2. The pipette of claim 1 further including a user moveable member for axially moving the volume setting member within the housing after the release thereof from the housing.

3. The pipette of claim 1 wherein the threaded member is supported within the housing to move axially with the sleeve and the plunger unit when the volume setting member is released by the locking mechanism from the housing to provide the rapid adjustment of the volume setting for the pipette.

4. The pipette of claim 3 wherein the locking mechanism comprises:

support means for releasably securing the threaded member relative to the housing such that (i) upon release of the threaded member from the housing, the sleeve is free to move axially with the threaded member to produce a quick axial adjustment of the position of the sleeve within the housing and hence the volume setting of the pipette and (ii) when secured to the housing, a turning of the plunger unit produces a fine axial adjustment of the position of the sleeve within the housing and hence the volume setting of the pipette as sensed by the sensor means and displayed by the display.

5. The pipette of claim 4 wherein the locking mechanism comprises a lever lock for locking the threaded member relative to the housing and for releasing the threaded member to move axially within the housing with the sleeve to rapidly adjust the volume setting for the pipette.

6. The pipette of claim 4 wherein the user operable lock mechanism comprises a friction brake releasably locking the threaded member relative to the housing.

7. The pipette of claim 4 wherein the user operable lock mechanism comprises:

a series of vertically spaced index holes in a side of the threaded member; and

a spring biased push button mechanism including a pin for laterally riding into and out of different ones of the index holes upon axial movement of the sleeve and threaded member to rapidly reset the volume of the pipette.

8. The pipette of claim 4 further including spring means for urging the sleeve in a downward direction within the housing.

9. The pipette of claim 4 wherein the user operable lock mechanism comprises:

a series of vertically spaced index holes in a side of the threaded member; and

a spring biased push button mechanism including a pin for laterally riding into and out of different ones of the index holes upon axial movement of the sleeve and threaded member to rapidly reset the volume of the pipette.

10. The pipette of claim 4 wherein the threaded member comprises a split nut supported for lateral outwardly and inward movement by a pipette user to release from and engage the sleeve when it is desired to rapidly and then finely adjust the volume setting of the pipette.

11. The pipette of claim 4 wherein the threaded member includes an axially extending indexing sleeve axially receiving the plunger unit and the user operable locking mechanism comprises user actuatable inwardly extending members for engaging and releasing from the indexing sleeve.

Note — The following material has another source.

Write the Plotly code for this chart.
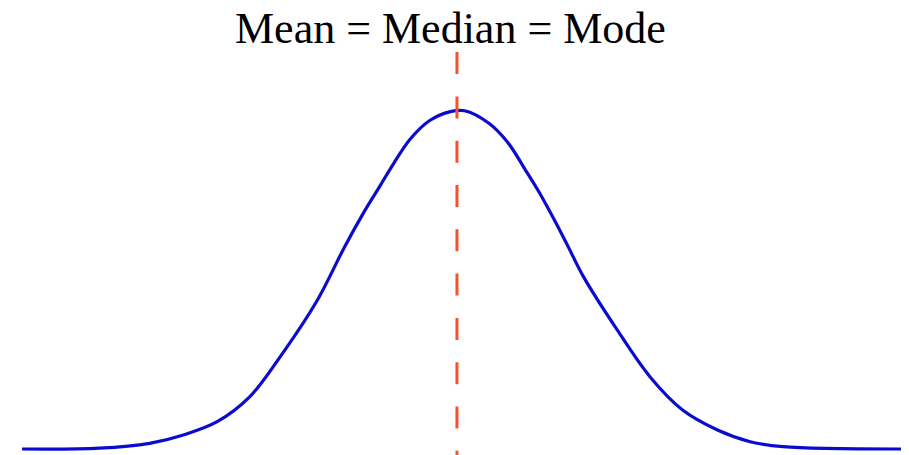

12. The pipette of claim 4 wherein the sleeve defining the upper stop member comprises a tubular ball screw axially receiving the plunger unit and the threaded member comprises a spring loaded ball for riding in the screw of the ball screw.

13. The pipette of claim 12 including a collar on the plunger unit above the ball screw for moving with the plunger unit to engage the ball screw upon downward relative movement of the ball screw within the housing.

14. The pipette of claim 12 further including an arm extending from the ball screw for axially moving the ball screw upon a release of the user operable lock mechanism to rapidly reset the volume of the pipette.

15. The pipette of claim 12 including a collar on the plunger unit above the ball screw for moving with the plunger unit to engage the ball screw upon downward relative movement of the ball screw within the housing.

16. The pipette of claim 1 wherein the sleeve is externally threaded and keyed to turn with the plunger unit relative to the threaded member comprising an internally threaded nut.

17. The pipette of claim 1 further including spring means for urging the volume setting member in a downward direction within the housing.